WORK TO BE COMPLETED:
Skip the pictures and quote all of the lines exactly.

DATA EXCERPT:

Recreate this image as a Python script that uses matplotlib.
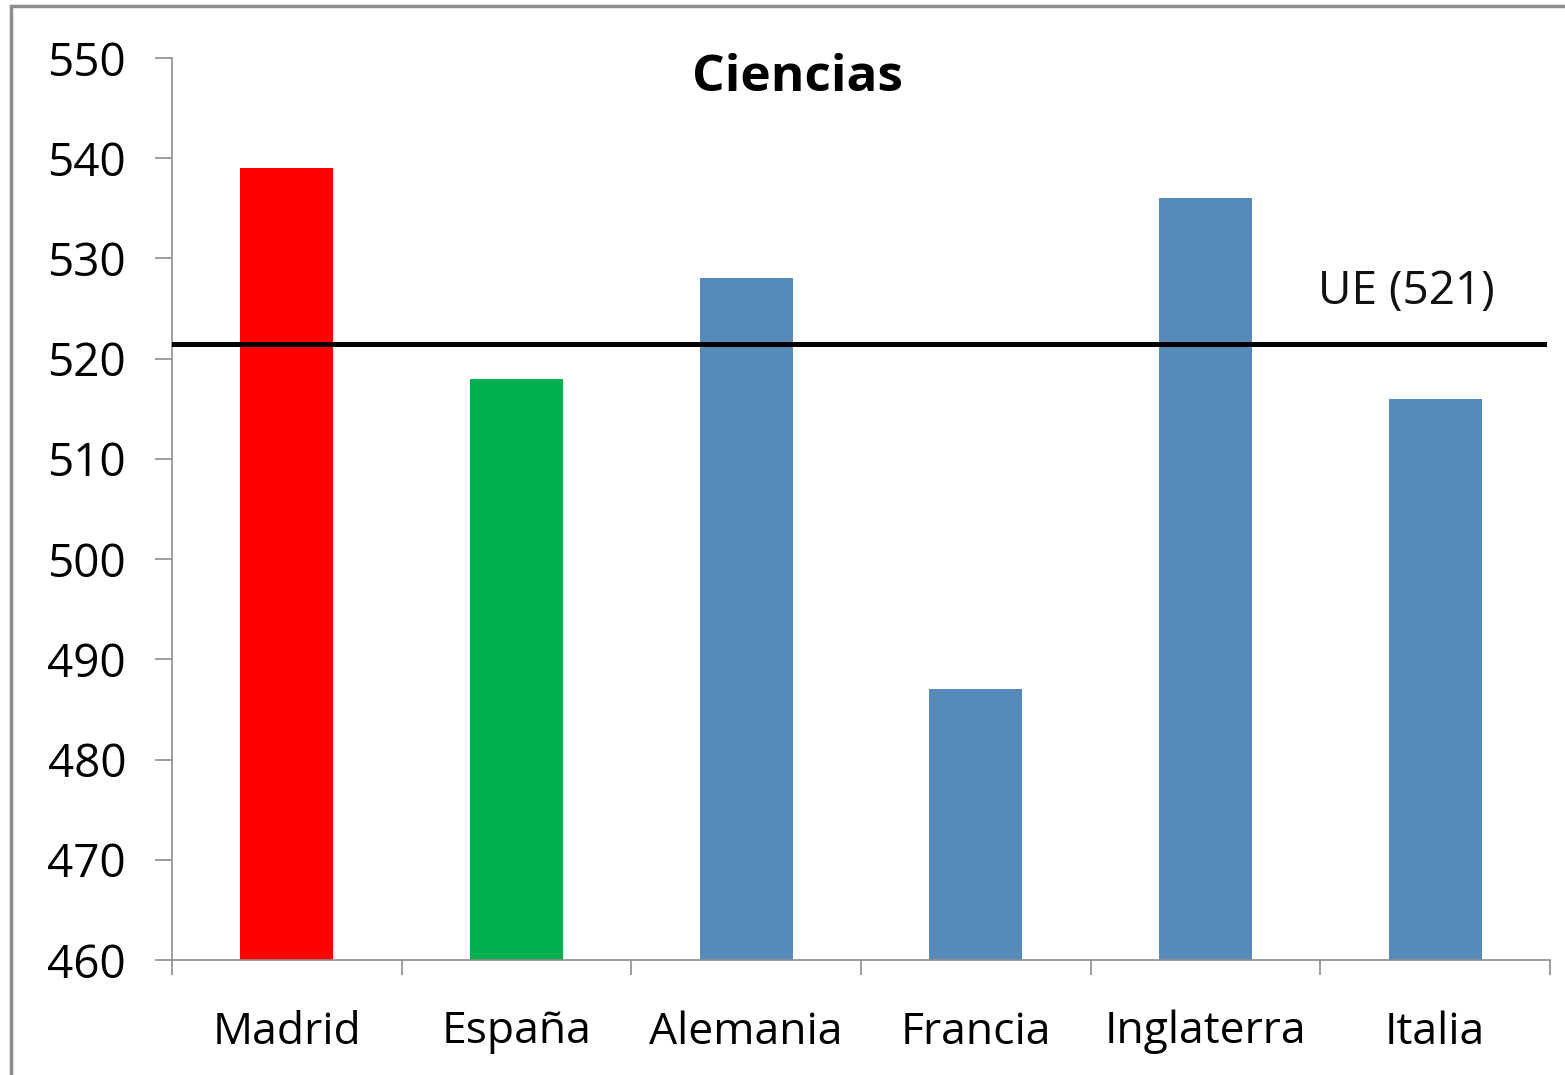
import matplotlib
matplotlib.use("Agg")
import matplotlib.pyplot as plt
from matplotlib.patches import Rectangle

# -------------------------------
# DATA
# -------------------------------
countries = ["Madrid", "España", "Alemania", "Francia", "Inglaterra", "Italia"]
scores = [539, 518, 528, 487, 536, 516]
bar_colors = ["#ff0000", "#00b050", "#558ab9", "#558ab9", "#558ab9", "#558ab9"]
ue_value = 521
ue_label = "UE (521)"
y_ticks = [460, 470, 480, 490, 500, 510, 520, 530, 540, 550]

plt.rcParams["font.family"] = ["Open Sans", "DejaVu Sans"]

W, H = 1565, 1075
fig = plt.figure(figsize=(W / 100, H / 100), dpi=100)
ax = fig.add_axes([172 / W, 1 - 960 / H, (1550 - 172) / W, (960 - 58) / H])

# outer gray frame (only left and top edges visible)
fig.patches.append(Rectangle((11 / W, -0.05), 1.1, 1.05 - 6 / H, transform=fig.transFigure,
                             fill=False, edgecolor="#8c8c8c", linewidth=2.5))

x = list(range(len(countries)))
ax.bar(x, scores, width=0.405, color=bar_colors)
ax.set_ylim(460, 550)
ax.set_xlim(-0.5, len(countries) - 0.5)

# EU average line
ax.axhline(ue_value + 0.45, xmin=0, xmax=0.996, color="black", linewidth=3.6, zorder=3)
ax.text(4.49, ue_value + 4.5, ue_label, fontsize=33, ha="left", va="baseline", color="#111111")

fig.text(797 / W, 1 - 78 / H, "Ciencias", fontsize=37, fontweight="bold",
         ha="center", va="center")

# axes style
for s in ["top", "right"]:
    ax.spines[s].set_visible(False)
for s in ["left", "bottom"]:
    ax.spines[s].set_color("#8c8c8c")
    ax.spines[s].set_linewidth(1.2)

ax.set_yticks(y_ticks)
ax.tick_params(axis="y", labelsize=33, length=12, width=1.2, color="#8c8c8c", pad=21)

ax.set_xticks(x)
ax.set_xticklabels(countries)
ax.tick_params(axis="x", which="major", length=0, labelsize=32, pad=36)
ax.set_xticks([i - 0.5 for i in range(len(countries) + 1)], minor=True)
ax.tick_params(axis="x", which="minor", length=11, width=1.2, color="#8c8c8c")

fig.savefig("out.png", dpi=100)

IN RESPONSE:
Recreate this image as a Python script that uses matplotlib.
import matplotlib
matplotlib.use("Agg")
import matplotlib.pyplot as plt
from matplotlib.patches import Rectangle

# -------------------------------
# DATA
# -------------------------------
countries = ["Madrid", "España", "Alemania", "Francia", "Inglaterra", "Italia"]
scores = [539, 518, 528, 487, 536, 516]
bar_colors = ["#ff0000", "#00b050", "#558ab9", "#558ab9", "#558ab9", "#558ab9"]
ue_value = 521
ue_label = "UE (521)"
y_ticks = [460, 470, 480, 490, 500, 510, 520, 530, 540, 550]

plt.rcParams["font.family"] = ["Open Sans", "DejaVu Sans"]

W, H = 1565, 1075
fig = plt.figure(figsize=(W / 100, H / 100), dpi=100)
ax = fig.add_axes([172 / W, 1 - 960 / H, (1550 - 172) / W, (960 - 58) / H])

# outer gray frame (only left and top edges visible)
fig.patches.append(Rectangle((11 / W, -0.05), 1.1, 1.05 - 6 / H, transform=fig.transFigure,
                             fill=False, edgecolor="#8c8c8c", linewidth=2.5))

x = list(range(len(countries)))
ax.bar(x, scores, width=0.405, color=bar_colors)
ax.set_ylim(460, 550)
ax.set_xlim(-0.5, len(countries) - 0.5)

# EU average line
ax.axhline(ue_value + 0.45, xmin=0, xmax=0.996, color="black", linewidth=3.6, zorder=3)
ax.text(4.49, ue_value + 4.5, ue_label, fontsize=33, ha="left", va="baseline", color="#111111")

fig.text(797 / W, 1 - 78 / H, "Ciencias", fontsize=37, fontweight="bold",
         ha="center", va="center")

# axes style
for s in ["top", "right"]:
    ax.spines[s].set_visible(False)
for s in ["left", "bottom"]:
    ax.spines[s].set_color("#8c8c8c")
    ax.spines[s].set_linewidth(1.2)

ax.set_yticks(y_ticks)
ax.tick_params(axis="y", labelsize=33, length=12, width=1.2, color="#8c8c8c", pad=21)

ax.set_xticks(x)
ax.set_xticklabels(countries)
ax.tick_params(axis="x", which="major", length=0, labelsize=32, pad=36)
ax.set_xticks([i - 0.5 for i in range(len(countries) + 1)], minor=True)
ax.tick_params(axis="x", which="minor", length=11, width=1.2, color="#8c8c8c")

fig.savefig("out.png", dpi=100)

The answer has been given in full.